Oil tanker futures prices in the April-June period rose by around 20pc on major global routes as Russia's invasion of Ukraine increased the likelihood of sanctions limiting available tonnage supply and altering oil trade flows.
Second quarter forward freight agreements (FFA) on the key Mideast Gulf to Asia-Pacific very large crude carrier (VLCC) route traded as high as Worldscale (WS) 46, up by 23pc from yesterday levels, according to a shipbroker. Gains in the route's spot market were similar, with rates increasing by 22pc to WS39 as shipowners capitalized on uncertainty generated by the conflict to pass rising bunkers costs along to charterers.
FFA rates on the US Gulf coast-Europe Aframax route climbed by 19pc to WS120.
The clean tanker FFA market also saw increases.
Prices for the second-quarter FFA contract for the Mideast Gulf-Asia long range (LR1) clean tanker route firmed by 10pc, according to a shipbroker, while Argus spot market rates on the route were flat at WS100.

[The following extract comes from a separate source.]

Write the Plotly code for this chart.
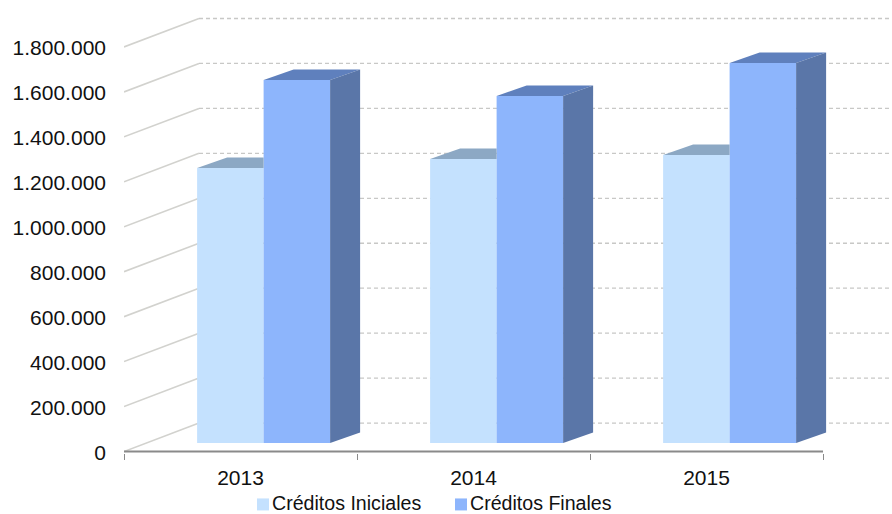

As part of its response to Russia's invasion of Ukraine, the US placed restrictions on debt and equity financing for Russian state-owned shipowner Sovcomflot, which operates a fleet of 108 oil tankers.
The conflict had the opposite effect on dry bulk futures, which fell today, partially because of a number of conflict-related failed dry bulker bookings.